This Saturday sees one of Border rugby’s most storied rivalries take-place between Hawick and Melrose, but in what was once a contest that decided national titles is now a stark reminder of the have and have not’s of Scottish club rugby.
Melrose, over the past decade, have firmly established themselves as the No.1 team in the Borders, if not in all of Scottish club rugby. They are a side routinely battling for league and cup honours, rarely finishing a season without silverware, four titles in the past five years.
Success at the Greenyards has never been far. Hawick, unfortunately, are at the other end of this border rugby-performance-success spectrum. The Greens, having dominated Scottish club rugby for the better part of three decades during the 1970’s,1980’s and 00’s, winning 12 league titles, have found themselves floundering in recent years, barely keeping their heads above the disaster level. Yes, Hawick are still in the BT Premiership, just, and did come close to a national cup title in 2014, but before that it was 2002 when they last tasted national success, and since then have battled relegation every season.
Hawick as a town has a larger population than Melrose, more local schools, semi-junior teams and lower league rugby clubs to help cultivate potential Teri stars, and has a larger fan-base both locally and nationally. With all that at their disposal, why then are Hawick trailing their smaller neighbours?
The widely used player shortage argument, which afflicts all clubs not located in the central belt of Scotland, is shared between both sides and, while it does play a role, fails to point to all the reasons for Hawick’s lack of success. Is it financial resources? Melrose generate an estimated £250,000 per year alone from their sevens tournament, allowing them to potentially supply players with incentives to play for the club, which helps but does not directly lead to wins. Is it the coaches and training? Since Craig Chalmers, Melrose have had a succession of former players turned coaches who have all progressed through the club ranks, whereas Hawick have had a number of coaches all of whom from outside the club. Or is it down to something different?
“The rivalry between the clubs is as fierce as it’s always been, but the big gulf in success between the two is not difficult to see,” said Hawick prop Nicky Little, who has played on both sides of the rivalry having starred for Melrose under Chalmers and Dalziel.
“When I was playing for Melrose, under Chick [Craig Chalmers] and John [Dalziel] there was a big push even back then to become more of a professional club. Strength and conditioning was a massive aspect of training and boys were given every opportunity to learn about things like nutrition, injury prevention etc. It was really a shift from the amatuer game to a more pro-style system.

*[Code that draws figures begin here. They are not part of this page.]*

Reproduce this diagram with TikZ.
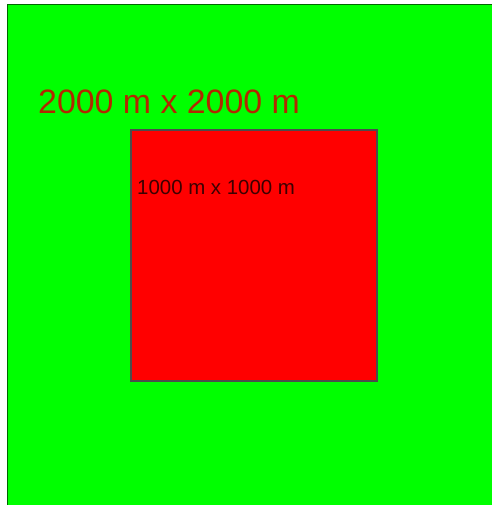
\documentclass[tikz,border=0pt]{standalone}
\usepackage{fontspec}
\setmainfont{Liberation Sans}
\definecolor{fieldgreen}{RGB}{0,255,0}
\definecolor{boxred}{RGB}{255,0,0}
\definecolor{bigtext}{RGB}{178,40,0}
\definecolor{smalltext}{RGB}{60,0,0}
\begin{document}
\begin{tikzpicture}[x=1bp,y=-1bp,
  area/.style={draw=black!70, line width=1.2bp},
  label/.style={inner sep=0pt, anchor=base west}]
\useasboundingbox (0,0) rectangle (492,505);
\fill[white] (-5,-5) rectangle (497,510);
\fill[fieldgreen] (7.5,4.5) rectangle (520,530);
\draw[black!60!green, line width=1.2bp] (520,4.5) -- (7.5,4.5) -- (7.5,530);
\node[label, text=bigtext, font=\fontsize{34}{40}\selectfont] (big) at (38,114) {2000 m x 2000 m};
\draw[area, fill=boxred] (131,130) rectangle (377,381);
\node[label, text=smalltext, font=\fontsize{20.5}{24}\selectfont] (small) at (137,195) {1000 m x 1000 m};
\end{tikzpicture}
\end{document}
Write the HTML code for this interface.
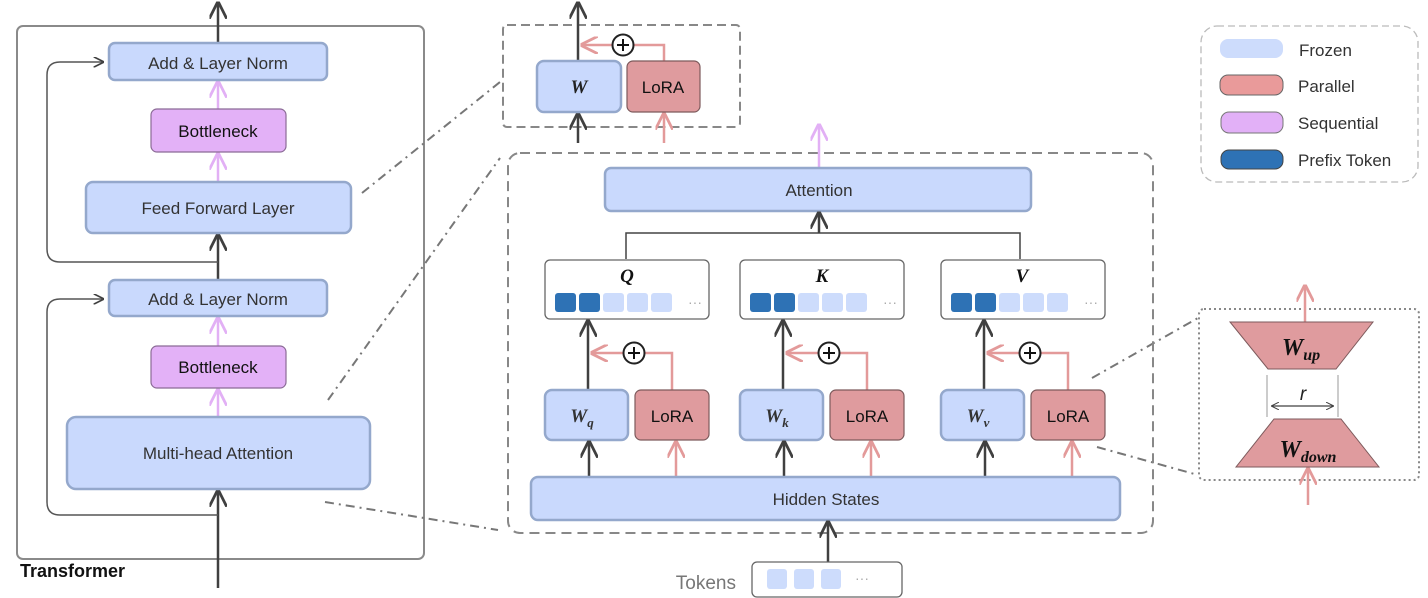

“That helped establish a culture of winning and success which everyone fed off. Melrose, even back then, went into every game expecting to win. “
Hawick, whether through design or not, have trudged through a number of different regimes that have left them lagging behind in creating an identity youngsters hope to emulate and a culture of winning. From the youth academies to their semi-junior and senior teams, Melrose players know what the club expects, and the standards they are expected to maintain.
This pyramid of success, or “Melrose Way”, is a staple part of every player who dons the yellow and black and, above all the money, players and coaches, is a major contributor to the growth and dominance the club has managed to establish.
That streamlined pyramid of success is absent at Mansfield Park. While there are two semi-junior and lower-league club’s plus the Hawick Force to go along with the Greens in the town, no one side is playing for the betterment of the other. There is no “Hawick Way” that youngsters are indoctored into, nor is there something players can call a pathway to success.